La perseverancia y el esfuerzo son elementos esenciales en una educación para la vida. Sin embargo, sólo cobran valor si nacen de nuestras más intrínsecas motivaciones. La constancia como acto mecánico desprovisto de sueños y esperanza, nos convierten en seres robóticos al servicio de patrones externos que en numerosas ocasiones nos aniquilan.

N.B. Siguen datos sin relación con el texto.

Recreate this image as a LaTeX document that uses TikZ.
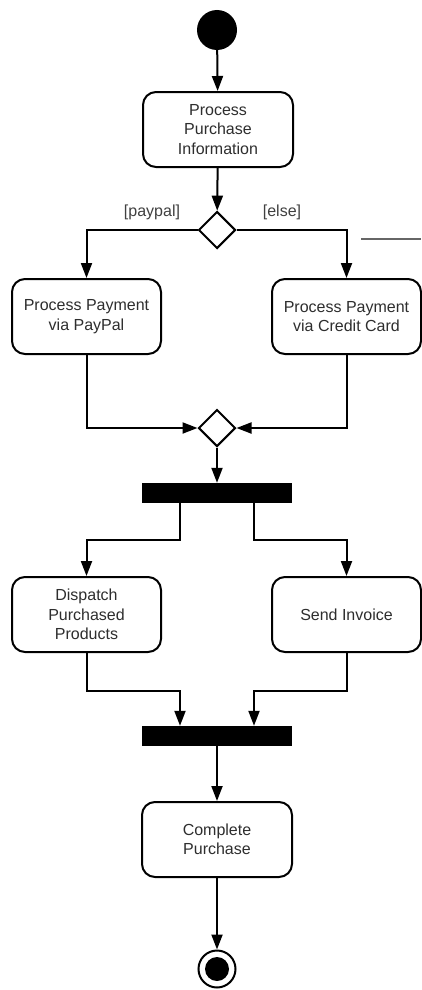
\documentclass[tikz,border=0pt]{standalone}
\usepackage{fontspec}
\setmainfont{Liberation Sans}
\usetikzlibrary{shapes.geometric,arrows.meta}

\tikzset{
  action/.style={draw, line width=2pt, rounded corners=13pt, align=center,
    minimum width=149pt, minimum height=75pt, inner sep=0pt,
    text=black!82, font=\fontsize{16}{19.5}\selectfont},
  decision/.style={draw, line width=2pt, diamond, minimum width=37pt,
    minimum height=37pt, inner sep=0pt, fill=white},
  bar/.style={fill=black, minimum width=150pt, minimum height=20pt, inner sep=0pt},
  guard/.style={text=black!75, font=\fontsize{16}{19}\selectfont, inner sep=0pt},
  flow/.style={line width=2pt, -{Triangle[length=15pt,width=11pt]}},
}

\begin{document}
\begin{tikzpicture}[x=1pt, y=-1pt]
  \useasboundingbox[fill=white] (0,0) rectangle (421,990);

  % initial node
  \node[circle, fill=black, minimum size=40pt, inner sep=0pt] (start) at (217,30) {};

  % actions and control nodes
  \node[action, minimum width=150pt] (ppi) at (218,129.5) {Process\\Purchase\\Information};
  \node[decision] (dec) at (217,230) {};
  \node[action] (pp) at (86.5,316.5) {Process Payment\\via PayPal};
  \node[action] (cc) at (346.5,316.5) {Process Payment\\via Credit Card};
  \node[decision] (mrg) at (217,428) {};
  \node[bar] (fork) at (217,493) {};
  \node[action] (dpp) at (86.5,614.5) {Dispatch\\Purchased\\Products};
  \node[action] (inv) at (346.5,614.5) {Send Invoice};
  \node[bar] (join) at (217,736) {};
  \node[action, minimum width=150pt] (cp) at (217,839.5) {Complete\\Purchase};

  % final node
  \node[circle, draw, line width=2pt, minimum size=37pt, inner sep=0pt] (end) at (217,969) {};
  \node[circle, fill=black, minimum size=24pt, inner sep=0pt] (endin) at (end.center) {};

  % guards
  \node[guard] (gpay) at (152,212) {[paypal]};
  \node[guard] (gelse) at (282,212) {[else]};

  % loose line at the right border
  \coordinate (loosea) at (361,239);
  \coordinate (looseb) at (421,239);
  \draw[black!60, line width=1.6pt] (loosea) -- (looseb);

  % control flows
  \draw[flow] (start) -- (ppi);
  \draw[flow] (ppi) -- (dec);
  \draw[flow] (dec.west) -| (pp.north);
  \draw[flow] (dec.east) -| (cc.north);
  \draw[flow] (pp.south) |- (mrg.west);
  \draw[flow] (cc.south) |- (mrg.east);
  \draw[flow] (mrg) -- (fork);
  \draw[flow] ([xshift=-37pt]fork.south) -- ++(0,37) -| (dpp.north);
  \draw[flow] ([xshift=37pt]fork.south) -- ++(0,37) -| (inv.north);
  \draw[flow] (dpp.south) -- ++(0,38) -| ([xshift=-37pt]join.north);
  \draw[flow] (inv.south) -- ++(0,38) -| ([xshift=37pt]join.north);
  \draw[flow] (join) -- (cp);
  \draw[flow] (cp) -- (end);
\end{tikzpicture}
\end{document}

A continuación comparto un relato de una belleza extraordinaria:
Érase una vez un joven muchacho que quería ser el mejor arquero del mundo.
Se dirigió un día al que se consideraba el mejor maestro arquero de su país, y le expresó su deseo:
-Maestro, quisiera ser el mejor arquero del mundo, ¿qué podría hacer? -preguntó el joven-.
-Si quieres ser el mejor arquero del mundo, debes alcanzar con una de tus flechas a la Luna. Hasta ahora nadie lo ha conseguido. Tú serías el primero si lo lograras, y al hacerlo, nadie cuestionaría que eres el mejor -respondió el maestro-.
De este modo, el arquero decidió seguir el consejo que le había sido dado. Preparó su arco y sus flechas, y cada noche disparaba a la Luna que salía tras el horizonte del mar. Cada noche, perseverante, sin faltar ninguna vez a su cita, fuera la Luna llena, menguante, creciente, incluso cuando era nueva y apenas se adivinaba su leve luz.
Los vecinos y amigos se burlaban de él. «El loco de la Luna», le llamaban. Pero él, ignorando los insultos, provocaciones y ofensas, seguía cada noche en su empeño.
El caso es que nadie sabe si en alguna ocasión alcanzó la Luna, pero su empeño y los millones de disparos de flechas que realizó en su intento por alcanzarla tuvieron un premio secundario: se convirtió, sin duda, en el mejor arquero del mundo. Era imbatible, de noche, y por supuesto, a plena luz del día.